JOB —
Below are the records; extract from them the line containing "Output the Python" to the line containing "return (H - B - ywin) / ph", both lines included, exactly and with no pictures.
* START THE INPUT *
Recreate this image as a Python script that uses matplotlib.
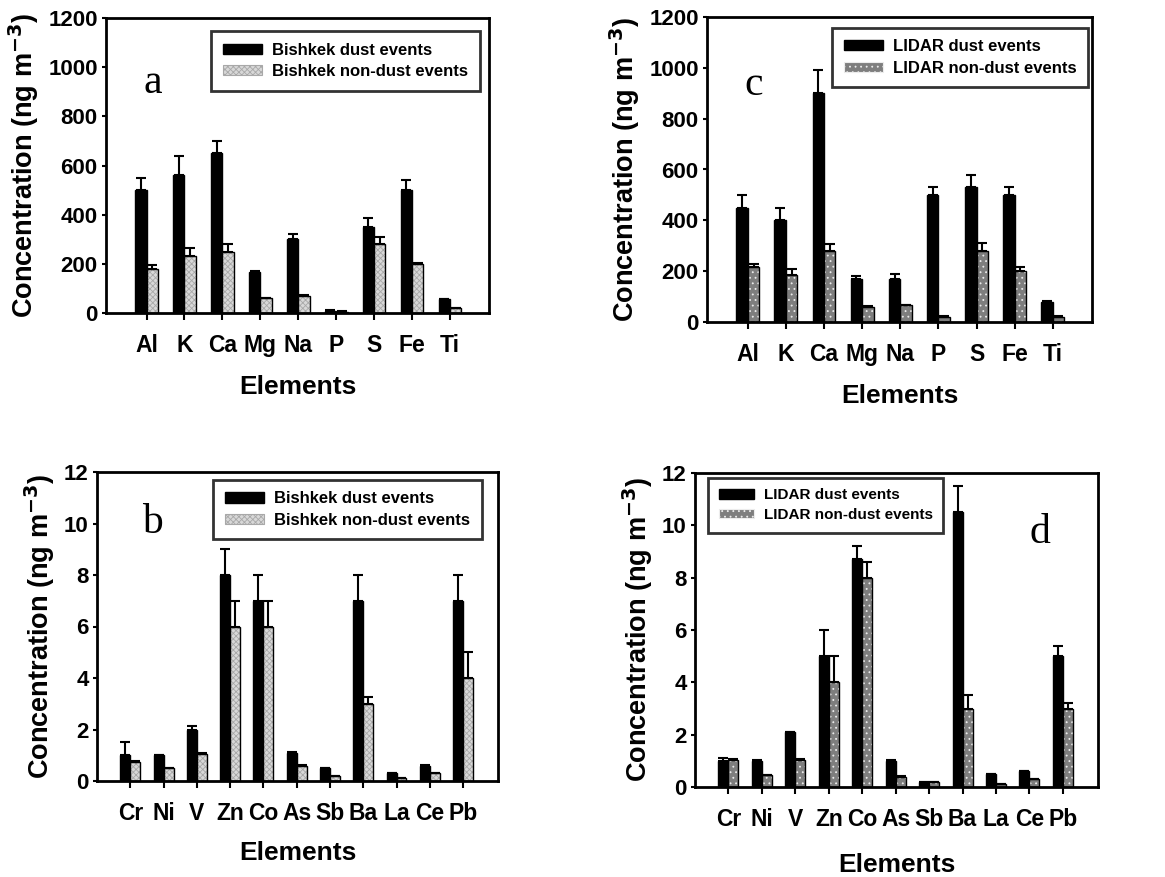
* END THE INPUT *
* START THE INPUT *
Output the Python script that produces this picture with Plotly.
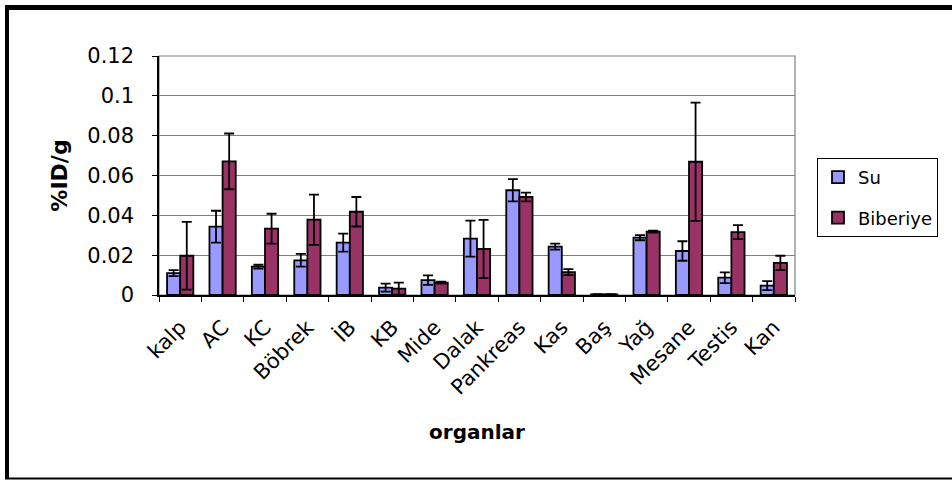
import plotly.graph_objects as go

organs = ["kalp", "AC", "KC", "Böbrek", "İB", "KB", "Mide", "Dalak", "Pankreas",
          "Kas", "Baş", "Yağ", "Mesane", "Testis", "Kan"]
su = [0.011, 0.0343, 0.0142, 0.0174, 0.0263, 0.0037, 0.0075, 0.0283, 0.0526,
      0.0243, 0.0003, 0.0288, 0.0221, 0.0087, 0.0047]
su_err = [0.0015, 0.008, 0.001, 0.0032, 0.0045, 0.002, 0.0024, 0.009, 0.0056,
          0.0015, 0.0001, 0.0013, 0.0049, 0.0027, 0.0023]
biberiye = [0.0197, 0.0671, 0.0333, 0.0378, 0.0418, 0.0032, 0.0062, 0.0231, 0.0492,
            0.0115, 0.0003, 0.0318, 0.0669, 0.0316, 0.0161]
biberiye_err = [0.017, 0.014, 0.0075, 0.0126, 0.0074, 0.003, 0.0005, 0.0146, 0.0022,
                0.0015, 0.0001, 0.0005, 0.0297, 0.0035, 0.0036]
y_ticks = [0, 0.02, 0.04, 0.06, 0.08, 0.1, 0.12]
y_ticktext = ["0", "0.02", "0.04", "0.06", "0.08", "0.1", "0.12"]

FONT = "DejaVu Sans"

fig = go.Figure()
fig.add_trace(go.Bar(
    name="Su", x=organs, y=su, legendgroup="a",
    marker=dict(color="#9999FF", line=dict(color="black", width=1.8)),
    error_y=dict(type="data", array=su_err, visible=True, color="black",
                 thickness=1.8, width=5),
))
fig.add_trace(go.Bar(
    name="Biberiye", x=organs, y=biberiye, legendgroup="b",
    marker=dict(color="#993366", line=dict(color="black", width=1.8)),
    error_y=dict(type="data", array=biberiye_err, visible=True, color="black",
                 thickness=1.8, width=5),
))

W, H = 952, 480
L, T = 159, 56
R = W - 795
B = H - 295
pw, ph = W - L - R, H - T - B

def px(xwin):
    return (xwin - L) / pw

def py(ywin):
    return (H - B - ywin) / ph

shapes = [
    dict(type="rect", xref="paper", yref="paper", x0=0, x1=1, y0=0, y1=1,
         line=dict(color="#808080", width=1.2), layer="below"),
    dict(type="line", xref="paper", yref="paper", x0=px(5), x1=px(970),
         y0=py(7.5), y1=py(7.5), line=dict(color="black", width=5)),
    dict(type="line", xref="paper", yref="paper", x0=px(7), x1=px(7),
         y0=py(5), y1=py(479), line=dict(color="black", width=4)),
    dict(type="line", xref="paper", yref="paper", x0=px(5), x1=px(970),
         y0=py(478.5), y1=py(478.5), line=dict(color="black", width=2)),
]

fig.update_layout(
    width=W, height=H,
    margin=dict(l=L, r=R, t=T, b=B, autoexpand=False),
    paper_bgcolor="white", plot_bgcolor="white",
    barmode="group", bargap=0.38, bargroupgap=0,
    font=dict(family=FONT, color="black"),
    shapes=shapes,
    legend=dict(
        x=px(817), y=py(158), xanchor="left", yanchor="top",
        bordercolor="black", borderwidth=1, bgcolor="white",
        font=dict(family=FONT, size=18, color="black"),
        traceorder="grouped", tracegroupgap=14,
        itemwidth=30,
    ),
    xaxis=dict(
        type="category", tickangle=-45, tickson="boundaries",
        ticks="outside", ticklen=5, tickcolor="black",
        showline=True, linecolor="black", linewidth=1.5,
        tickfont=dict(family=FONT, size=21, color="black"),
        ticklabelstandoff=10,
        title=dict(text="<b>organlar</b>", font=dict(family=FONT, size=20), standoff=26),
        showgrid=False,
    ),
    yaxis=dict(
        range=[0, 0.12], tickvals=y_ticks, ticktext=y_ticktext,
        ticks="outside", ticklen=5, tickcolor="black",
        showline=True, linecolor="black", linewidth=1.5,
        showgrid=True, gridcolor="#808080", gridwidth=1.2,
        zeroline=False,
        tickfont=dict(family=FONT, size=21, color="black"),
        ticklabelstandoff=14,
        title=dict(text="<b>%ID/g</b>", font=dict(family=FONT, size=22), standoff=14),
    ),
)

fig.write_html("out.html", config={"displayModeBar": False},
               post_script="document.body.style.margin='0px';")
* END THE INPUT *
REPLY TO THE EXERCISE —
Output the Python script that produces this picture with Plotly.
import plotly.graph_objects as go

organs = ["kalp", "AC", "KC", "Böbrek", "İB", "KB", "Mide", "Dalak", "Pankreas",
          "Kas", "Baş", "Yağ", "Mesane", "Testis", "Kan"]
su = [0.011, 0.0343, 0.0142, 0.0174, 0.0263, 0.0037, 0.0075, 0.0283, 0.0526,
      0.0243, 0.0003, 0.0288, 0.0221, 0.0087, 0.0047]
su_err = [0.0015, 0.008, 0.001, 0.0032, 0.0045, 0.002, 0.0024, 0.009, 0.0056,
          0.0015, 0.0001, 0.0013, 0.0049, 0.0027, 0.0023]
biberiye = [0.0197, 0.0671, 0.0333, 0.0378, 0.0418, 0.0032, 0.0062, 0.0231, 0.0492,
            0.0115, 0.0003, 0.0318, 0.0669, 0.0316, 0.0161]
biberiye_err = [0.017, 0.014, 0.0075, 0.0126, 0.0074, 0.003, 0.0005, 0.0146, 0.0022,
                0.0015, 0.0001, 0.0005, 0.0297, 0.0035, 0.0036]
y_ticks = [0, 0.02, 0.04, 0.06, 0.08, 0.1, 0.12]
y_ticktext = ["0", "0.02", "0.04", "0.06", "0.08", "0.1", "0.12"]

FONT = "DejaVu Sans"

fig = go.Figure()
fig.add_trace(go.Bar(
    name="Su", x=organs, y=su, legendgroup="a",
    marker=dict(color="#9999FF", line=dict(color="black", width=1.8)),
    error_y=dict(type="data", array=su_err, visible=True, color="black",
                 thickness=1.8, width=5),
))
fig.add_trace(go.Bar(
    name="Biberiye", x=organs, y=biberiye, legendgroup="b",
    marker=dict(color="#993366", line=dict(color="black", width=1.8)),
    error_y=dict(type="data", array=biberiye_err, visible=True, color="black",
                 thickness=1.8, width=5),
))

W, H = 952, 480
L, T = 159, 56
R = W - 795
B = H - 295
pw, ph = W - L - R, H - T - B

def px(xwin):
    return (xwin - L) / pw

def py(ywin):
    return (H - B - ywin) / ph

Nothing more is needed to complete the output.